Aim of the task: Return each line of the listing below, unchanged, and omit the images.

Supplied data:

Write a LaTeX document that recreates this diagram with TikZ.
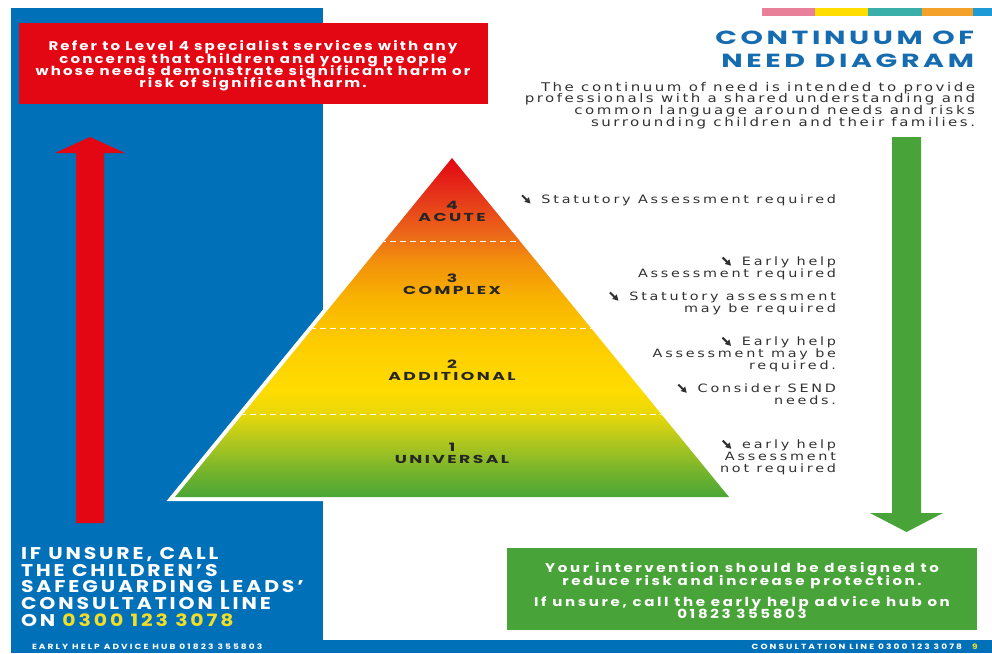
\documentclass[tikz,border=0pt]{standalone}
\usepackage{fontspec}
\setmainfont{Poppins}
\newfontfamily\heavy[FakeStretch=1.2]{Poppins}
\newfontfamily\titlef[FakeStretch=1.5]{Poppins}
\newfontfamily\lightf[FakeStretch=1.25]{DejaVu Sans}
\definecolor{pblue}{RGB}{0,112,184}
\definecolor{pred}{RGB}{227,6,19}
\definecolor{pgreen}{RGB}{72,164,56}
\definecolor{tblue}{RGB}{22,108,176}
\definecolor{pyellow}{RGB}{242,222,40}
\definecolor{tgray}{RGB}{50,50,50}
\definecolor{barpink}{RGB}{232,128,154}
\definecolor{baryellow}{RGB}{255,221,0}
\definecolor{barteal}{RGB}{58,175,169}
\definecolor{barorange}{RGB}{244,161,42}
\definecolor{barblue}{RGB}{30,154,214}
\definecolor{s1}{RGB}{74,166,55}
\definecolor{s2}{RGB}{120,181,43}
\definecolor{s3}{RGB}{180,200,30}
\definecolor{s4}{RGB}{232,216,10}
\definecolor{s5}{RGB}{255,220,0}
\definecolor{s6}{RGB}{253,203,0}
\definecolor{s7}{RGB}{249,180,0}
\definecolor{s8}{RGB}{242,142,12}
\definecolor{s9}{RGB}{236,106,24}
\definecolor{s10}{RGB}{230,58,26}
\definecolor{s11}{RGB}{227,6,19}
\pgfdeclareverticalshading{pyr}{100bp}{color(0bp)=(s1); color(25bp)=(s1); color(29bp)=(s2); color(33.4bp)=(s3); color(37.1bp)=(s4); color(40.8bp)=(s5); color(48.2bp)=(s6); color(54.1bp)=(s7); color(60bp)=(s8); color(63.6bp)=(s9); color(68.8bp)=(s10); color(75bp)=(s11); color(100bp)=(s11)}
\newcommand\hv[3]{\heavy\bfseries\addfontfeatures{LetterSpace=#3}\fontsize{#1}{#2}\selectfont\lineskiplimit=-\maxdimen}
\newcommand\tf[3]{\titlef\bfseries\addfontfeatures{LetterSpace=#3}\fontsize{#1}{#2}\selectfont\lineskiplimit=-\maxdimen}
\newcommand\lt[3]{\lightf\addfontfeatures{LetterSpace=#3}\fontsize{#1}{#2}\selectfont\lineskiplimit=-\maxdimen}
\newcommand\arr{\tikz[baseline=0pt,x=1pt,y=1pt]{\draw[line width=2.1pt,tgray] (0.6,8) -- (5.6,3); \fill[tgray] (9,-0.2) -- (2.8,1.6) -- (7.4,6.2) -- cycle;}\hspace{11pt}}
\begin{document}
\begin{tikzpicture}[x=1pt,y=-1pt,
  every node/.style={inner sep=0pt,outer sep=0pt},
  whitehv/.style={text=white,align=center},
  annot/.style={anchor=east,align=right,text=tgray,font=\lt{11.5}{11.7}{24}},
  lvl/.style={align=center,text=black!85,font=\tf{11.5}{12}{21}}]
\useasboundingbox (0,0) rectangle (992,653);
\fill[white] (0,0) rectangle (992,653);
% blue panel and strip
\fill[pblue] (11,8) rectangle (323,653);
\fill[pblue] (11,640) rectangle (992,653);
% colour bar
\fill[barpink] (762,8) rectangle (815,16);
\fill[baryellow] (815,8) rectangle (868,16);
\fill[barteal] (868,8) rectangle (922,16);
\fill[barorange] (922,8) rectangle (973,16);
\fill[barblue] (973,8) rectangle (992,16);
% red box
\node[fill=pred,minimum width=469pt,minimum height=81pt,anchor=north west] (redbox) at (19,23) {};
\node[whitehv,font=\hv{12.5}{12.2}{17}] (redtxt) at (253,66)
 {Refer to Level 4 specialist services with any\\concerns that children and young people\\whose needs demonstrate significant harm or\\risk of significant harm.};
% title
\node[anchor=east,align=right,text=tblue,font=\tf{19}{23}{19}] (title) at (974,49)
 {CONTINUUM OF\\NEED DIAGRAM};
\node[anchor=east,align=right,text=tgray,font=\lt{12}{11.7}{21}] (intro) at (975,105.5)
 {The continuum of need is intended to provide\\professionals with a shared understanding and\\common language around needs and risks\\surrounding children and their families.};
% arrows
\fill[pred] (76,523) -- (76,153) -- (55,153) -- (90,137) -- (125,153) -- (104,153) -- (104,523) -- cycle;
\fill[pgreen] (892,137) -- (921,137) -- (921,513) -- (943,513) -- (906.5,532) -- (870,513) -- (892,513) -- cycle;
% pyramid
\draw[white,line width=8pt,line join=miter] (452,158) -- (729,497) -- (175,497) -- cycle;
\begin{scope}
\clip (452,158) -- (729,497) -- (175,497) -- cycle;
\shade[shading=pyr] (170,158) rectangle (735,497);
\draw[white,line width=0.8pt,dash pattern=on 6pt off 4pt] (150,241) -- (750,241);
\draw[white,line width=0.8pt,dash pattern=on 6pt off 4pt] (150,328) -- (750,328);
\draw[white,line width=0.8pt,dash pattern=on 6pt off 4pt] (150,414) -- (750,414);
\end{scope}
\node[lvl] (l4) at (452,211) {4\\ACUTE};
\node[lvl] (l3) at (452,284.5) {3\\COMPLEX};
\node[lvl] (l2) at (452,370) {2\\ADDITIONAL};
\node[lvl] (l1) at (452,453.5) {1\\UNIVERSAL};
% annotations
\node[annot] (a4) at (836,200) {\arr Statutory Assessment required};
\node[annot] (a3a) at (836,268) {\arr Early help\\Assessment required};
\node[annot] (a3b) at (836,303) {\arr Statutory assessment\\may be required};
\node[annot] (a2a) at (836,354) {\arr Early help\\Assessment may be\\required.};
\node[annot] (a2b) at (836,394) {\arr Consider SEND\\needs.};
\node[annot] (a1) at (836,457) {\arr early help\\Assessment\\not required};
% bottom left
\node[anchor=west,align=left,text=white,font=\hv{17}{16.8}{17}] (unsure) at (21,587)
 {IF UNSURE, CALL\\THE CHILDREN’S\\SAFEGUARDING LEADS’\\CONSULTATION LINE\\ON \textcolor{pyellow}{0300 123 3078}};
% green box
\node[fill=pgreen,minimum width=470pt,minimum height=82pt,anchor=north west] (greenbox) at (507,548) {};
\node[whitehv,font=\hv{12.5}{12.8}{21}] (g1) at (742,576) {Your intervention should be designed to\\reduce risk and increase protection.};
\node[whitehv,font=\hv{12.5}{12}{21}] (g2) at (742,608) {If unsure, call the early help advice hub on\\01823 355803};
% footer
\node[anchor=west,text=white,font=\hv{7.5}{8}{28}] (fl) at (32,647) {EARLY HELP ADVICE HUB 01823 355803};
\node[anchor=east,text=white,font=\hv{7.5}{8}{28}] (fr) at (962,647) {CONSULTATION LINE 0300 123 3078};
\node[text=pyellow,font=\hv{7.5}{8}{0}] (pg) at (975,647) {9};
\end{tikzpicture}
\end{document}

Exercise result:
Write a LaTeX document that recreates this diagram with TikZ.
\documentclass[tikz,border=0pt]{standalone}
\usepackage{fontspec}
\setmainfont{Poppins}
\newfontfamily\heavy[FakeStretch=1.2]{Poppins}
\newfontfamily\titlef[FakeStretch=1.5]{Poppins}
\newfontfamily\lightf[FakeStretch=1.25]{DejaVu Sans}
\definecolor{pblue}{RGB}{0,112,184}
\definecolor{pred}{RGB}{227,6,19}
\definecolor{pgreen}{RGB}{72,164,56}
\definecolor{tblue}{RGB}{22,108,176}
\definecolor{pyellow}{RGB}{242,222,40}
\definecolor{tgray}{RGB}{50,50,50}
\definecolor{barpink}{RGB}{232,128,154}
\definecolor{baryellow}{RGB}{255,221,0}
\definecolor{barteal}{RGB}{58,175,169}
\definecolor{barorange}{RGB}{244,161,42}
\definecolor{barblue}{RGB}{30,154,214}
\definecolor{s1}{RGB}{74,166,55}
\definecolor{s2}{RGB}{120,181,43}
\definecolor{s3}{RGB}{180,200,30}
\definecolor{s4}{RGB}{232,216,10}
\definecolor{s5}{RGB}{255,220,0}
\definecolor{s6}{RGB}{253,203,0}
\definecolor{s7}{RGB}{249,180,0}
\definecolor{s8}{RGB}{242,142,12}
\definecolor{s9}{RGB}{236,106,24}
\definecolor{s10}{RGB}{230,58,26}
\definecolor{s11}{RGB}{227,6,19}
\pgfdeclareverticalshading{pyr}{100bp}{color(0bp)=(s1); color(25bp)=(s1); color(29bp)=(s2); color(33.4bp)=(s3); color(37.1bp)=(s4); color(40.8bp)=(s5); color(48.2bp)=(s6); color(54.1bp)=(s7); color(60bp)=(s8); color(63.6bp)=(s9); color(68.8bp)=(s10); color(75bp)=(s11); color(100bp)=(s11)}
\newcommand\hv[3]{\heavy\bfseries\addfontfeatures{LetterSpace=#3}\fontsize{#1}{#2}\selectfont\lineskiplimit=-\maxdimen}
\newcommand\tf[3]{\titlef\bfseries\addfontfeatures{LetterSpace=#3}\fontsize{#1}{#2}\selectfont\lineskiplimit=-\maxdimen}
\newcommand\lt[3]{\lightf\addfontfeatures{LetterSpace=#3}\fontsize{#1}{#2}\selectfont\lineskiplimit=-\maxdimen}
\newcommand\arr{\tikz[baseline=0pt,x=1pt,y=1pt]{\draw[line width=2.1pt,tgray] (0.6,8) -- (5.6,3); \fill[tgray] (9,-0.2) -- (2.8,1.6) -- (7.4,6.2) -- cycle;}\hspace{11pt}}
\begin{document}
\begin{tikzpicture}[x=1pt,y=-1pt,
  every node/.style={inner sep=0pt,outer sep=0pt},
  whitehv/.style={text=white,align=center},
  annot/.style={anchor=east,align=right,text=tgray,font=\lt{11.5}{11.7}{24}},
  lvl/.style={align=center,text=black!85,font=\tf{11.5}{12}{21}}]
\useasboundingbox (0,0) rectangle (992,653);
\fill[white] (0,0) rectangle (992,653);
% blue panel and strip
\fill[pblue] (11,8) rectangle (323,653);
\fill[pblue] (11,640) rectangle (992,653);
% colour bar
\fill[barpink] (762,8) rectangle (815,16);
\fill[baryellow] (815,8) rectangle (868,16);
\fill[barteal] (868,8) rectangle (922,16);
\fill[barorange] (922,8) rectangle (973,16);
\fill[barblue] (973,8) rectangle (992,16);
% red box
\node[fill=pred,minimum width=469pt,minimum height=81pt,anchor=north west] (redbox) at (19,23) {};
\node[whitehv,font=\hv{12.5}{12.2}{17}] (redtxt) at (253,66)
 {Refer to Level 4 specialist services with any\\concerns that children and young people\\whose needs demonstrate significant harm or\\risk of significant harm.};
% title
\node[anchor=east,align=right,text=tblue,font=\tf{19}{23}{19}] (title) at (974,49)
 {CONTINUUM OF\\NEED DIAGRAM};
\node[anchor=east,align=right,text=tgray,font=\lt{12}{11.7}{21}] (intro) at (975,105.5)
 {The continuum of need is intended to provide\\professionals with a shared understanding and\\common language around needs and risks\\surrounding children and their families.};
% arrows
\fill[pred] (76,523) -- (76,153) -- (55,153) -- (90,137) -- (125,153) -- (104,153) -- (104,523) -- cycle;
\fill[pgreen] (892,137) -- (921,137) -- (921,513) -- (943,513) -- (906.5,532) -- (870,513) -- (892,513) -- cycle;
% pyramid
\draw[white,line width=8pt,line join=miter] (452,158) -- (729,497) -- (175,497) -- cycle;
\begin{scope}
\clip (452,158) -- (729,497) -- (175,497) -- cycle;
\shade[shading=pyr] (170,158) rectangle (735,497);
\draw[white,line width=0.8pt,dash pattern=on 6pt off 4pt] (150,241) -- (750,241);
\draw[white,line width=0.8pt,dash pattern=on 6pt off 4pt] (150,328) -- (750,328);
\draw[white,line width=0.8pt,dash pattern=on 6pt off 4pt] (150,414) -- (750,414);
\end{scope}
\node[lvl] (l4) at (452,211) {4\\ACUTE};
\node[lvl] (l3) at (452,284.5) {3\\COMPLEX};
\node[lvl] (l2) at (452,370) {2\\ADDITIONAL};
\node[lvl] (l1) at (452,453.5) {1\\UNIVERSAL};
% annotations
\node[annot] (a4) at (836,200) {\arr Statutory Assessment required};
\node[annot] (a3a) at (836,268) {\arr Early help\\Assessment required};
\node[annot] (a3b) at (836,303) {\arr Statutory assessment\\may be required};
\node[annot] (a2a) at (836,354) {\arr Early help\\Assessment may be\\required.};
\node[annot] (a2b) at (836,394) {\arr Consider SEND\\needs.};
\node[annot] (a1) at (836,457) {\arr early help\\Assessment\\not required};
% bottom left
\node[anchor=west,align=left,text=white,font=\hv{17}{16.8}{17}] (unsure) at (21,587)
 {IF UNSURE, CALL\\THE CHILDREN’S\\SAFEGUARDING LEADS’\\CONSULTATION LINE\\ON \textcolor{pyellow}{0300 123 3078}};
% green box
\node[fill=pgreen,minimum width=470pt,minimum height=82pt,anchor=north west] (greenbox) at (507,548) {};
\node[whitehv,font=\hv{12.5}{12.8}{21}] (g1) at (742,576) {Your intervention should be designed to\\reduce risk and increase protection.};
\node[whitehv,font=\hv{12.5}{12}{21}] (g2) at (742,608) {If unsure, call the early help advice hub on\\01823 355803};
% footer
\node[anchor=west,text=white,font=\hv{7.5}{8}{28}] (fl) at (32,647) {EARLY HELP ADVICE HUB 01823 355803};
\node[anchor=east,text=white,font=\hv{7.5}{8}{28}] (fr) at (962,647) {CONSULTATION LINE 0300 123 3078};
\node[text=pyellow,font=\hv{7.5}{8}{0}] (pg) at (975,647) {9};
\end{tikzpicture}
\end{document}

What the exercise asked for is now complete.